Bereits gegen Ende des 8. Jh. gründete hier der spanische Abt Miron ein Kloster, das er dem Heiligen Andreas widmete. Schon im Jahr 823 erhielt Miron eine schriftliche Bestätigung von Ludwig dem Frommen (778-840), einem Sohn Karls des Großen, die das Recht beinhaltete, seine Äbte frei zu wählen. Im Jahr 1789, während der französischen Revolution mussten die letzten Mönche das Kloster verlassen. Alle Besitztümer, auch der Kreuzgang, wurden abgebrochen, verkauft und teilweise in anderen Abteien der Umgebung weiterverwendet. Der Kreuzgang von Saint-André hatte nicht das Glück einer späteren Rekonstruktion, wie etwa die Abteien von Saint-Génis-des-Fontaines und Saint-Michel-de-Cuxa.

Von der ehemaligen Abtei ist heute nur die gleichnamige Abteikirche erhalten. Sie hat ihre Wurzeln im Jahr 820 n. Chr., wurde jedoch bereits hundert Jahre später durch einen Neubau aus großen Flusskieseln in der “Fischgrat-Technik” ersetzt. (In der römischen Technik des Opus spicatum)
Bei einer erneuten Erweiterung im 11. Jahrhundert blieben lediglich der untere Teil der Mauern und die Absiden erhalten.


Ein schönes Beispiel, wie die Baumeister im 11. Jahrhundert einen alten Türrahmen in ein schönes Fenster verwandelten, kann man am Foto unten links sehen!

Die kleinen Fotos können durch Anklicken vergrößert werden!

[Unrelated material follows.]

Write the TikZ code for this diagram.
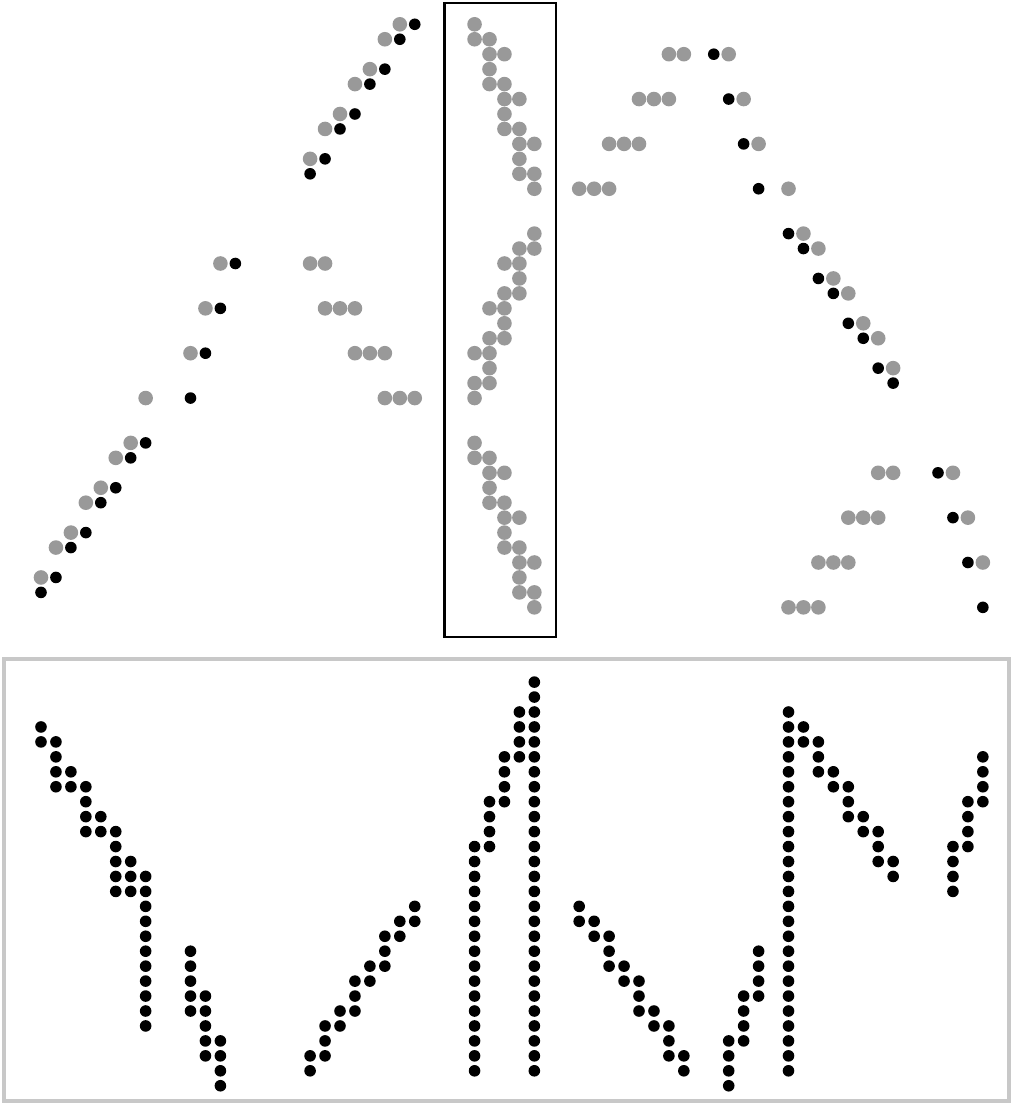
\documentclass[tikz,border=0pt]{standalone}
\definecolor{dotgray}{RGB}{153,153,153}
\definecolor{framegray}{RGB}{200,200,200}
\newcommand\gdt[2]{\fill[gdotstyle] ({41+14.95*(#1)},{24.3+14.95*(#2)}) circle (7.3pt);}
\newcommand\bdt[2]{\fill[bdotstyle] ({41+14.95*(#1)},{24.3+14.95*(#2)}) circle (5.8pt);}
\begin{document}
\begin{tikzpicture}[x=1pt,y=-1pt,
  gdotstyle/.style={fill=dotgray},
  bdotstyle/.style={fill=black},
  boxframe/.style={draw=black,line width=2.2pt},
  grayframe/.style={draw=framegray,line width=4pt}]
\useasboundingbox (0,0) rectangle (1013,1105);
\fill[white] (0,0) rectangle (1013,1105);
% frames
\draw[grayframe] (3.8,658.5) rectangle (1009,1101);
\draw[boxframe] (444.5,2.8) rectangle (556.3,636.7);
% top left gray
\foreach \c/\r in {24/0,23/1,22/3,21/4,20/6,19/7,18/9,12/16,18/16,19/16,11/19,19/19,20/19,21/19,10/22,21/22,22/22,23/22,7/25,23/25,24/25,25/25,6/28,5/29,4/31,3/32,2/34,1/35,0/37}
  {\gdt{\c}{\r}}
% top left black
\foreach \c/\r in {25/0,24/1,23/3,22/4,21/6,20/7,19/9,18/10,13/16,12/19,11/22,10/25,7/28,6/29,5/31,4/32,3/34,2/35,1/37,0/38}
  {\bdt{\c}{\r}}
% top right gray
\foreach \c/\r in {42/2,43/2,46/2,40/5,41/5,42/5,47/5,38/8,39/8,40/8,48/8,36/11,37/11,38/11,50/11,51/14,52/15,53/17,54/18,55/20,56/21,57/23,56/30,57/30,61/30,54/33,55/33,56/33,62/33,52/36,53/36,54/36,63/36,50/39,51/39,52/39}
  {\gdt{\c}{\r}}
% top right black
\foreach \c/\r in {45/2,46/5,47/8,48/11,50/14,51/15,52/17,53/18,54/20,55/21,56/23,57/24,60/30,61/33,62/36,63/39}
  {\bdt{\c}{\r}}
% boxed shapes
\foreach \o in {0,28}{
  \foreach \c/\r in {29/0,29/1,30/1,30/2,31/2,30/3,30/4,31/4,31/5,32/5,31/6,31/7,32/7,32/8,33/8,32/9,32/10,33/10,33/11}
    {\gdt{\c}{\r+\o}}
}
\foreach \c/\r in {33/14,32/15,33/15,31/16,32/16,32/17,31/18,32/18,30/19,31/19,31/20,30/21,31/21,29/22,30/22,30/23,29/24,30/24,29/25}
  {\gdt{\c}{\r}}
% bottom black columns
\foreach \c/\a/\b in {0/47/48,1/48/51,2/50/51,3/51/54,4/53/54,5/54/58,6/56/58,7/57/67,
  10/62/66,11/65/69,12/68/71,
  18/69/70,19/67/69,20/66/67,21/64/66,22/63/64,23/61/63,24/60/61,25/59/60,
  29/55/70,30/52/55,31/49/52,32/46/49,33/44/70,
  36/59/60,37/60/61,38/61/63,39/63/64,40/64/66,41/66/67,42/67/69,43/69/70,
  46/68/71,47/65/68,48/62/65,
  50/46/70,51/47/48,52/48/50,53/50/51,54/51/53,55/53/54,56/54/56,57/56/57,
  61/55/58,62/52/55,63/49/52}
  {\foreach \r in {\a,...,\b}{\bdt{\c}{\r}}}
\end{tikzpicture}
\end{document}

Romanik pur in Saint-André

Mauerwerk und Dekoration in der Kirche Saint-André sind charakteristisch für die Frühromanik des 11. Jahrhunderts, wobei der marmorne Türsturzbalken über der Eingangstür große Ähnlichkeit mit dem prachtvollen Türstock der benachbarten Kirche Saint-Genis-des Fontaines aufweist. Dieser konnte durch seine Inschrift datiert werden: Er stammt aus dem Jahr 1019/1020 – und war damit wohl das Vorbild für den Türsturzbalken der Kirche in Saint-André. Beide Balken zeigen mittig einen thronenden Christus – mit segnender Hand und dem Buch des Lebens – in einer Mandorla. Es gibt jedoch etliche Abweichungen in der Ausführung der beiden Kunstwerke: Der Türsturz in Saint-Genis erscheint strenger, naiver in der Darstellung – aber zugleich fast “hoheitsvoll”. Der Türsturz in Saint-André (hier fehlt die Inschrift!) kommt plastischer herüber, irgendwie natürlicher, menschlicher. Die Anzahl der dargestellten Apostel und Seraphime unterscheidet sich ebenfalls, wie auch der florale Schmuck, Palmetten genannt.
Wer immer diese Steinmetze waren, wie immer es sich verhielt:
Die herrlichen Skulpturen und Kunstwerke von Saint-André – die man heute im MUSEE D`ART ROMAN besichtigen kann (direkt neben der Kirche) – versetzen jeden Interessierten jählings ins 12. Jahrhundert – dem Höhepunkt der romanischen Kunst.
Ich selbst erinnerte mich bei meinem Besuch im Jahr 2008 spontan an die Bildwerke in der Prieuré de Serrabone oder an die Arbeiten aus der Werkstatt des Meisters von Cabestany.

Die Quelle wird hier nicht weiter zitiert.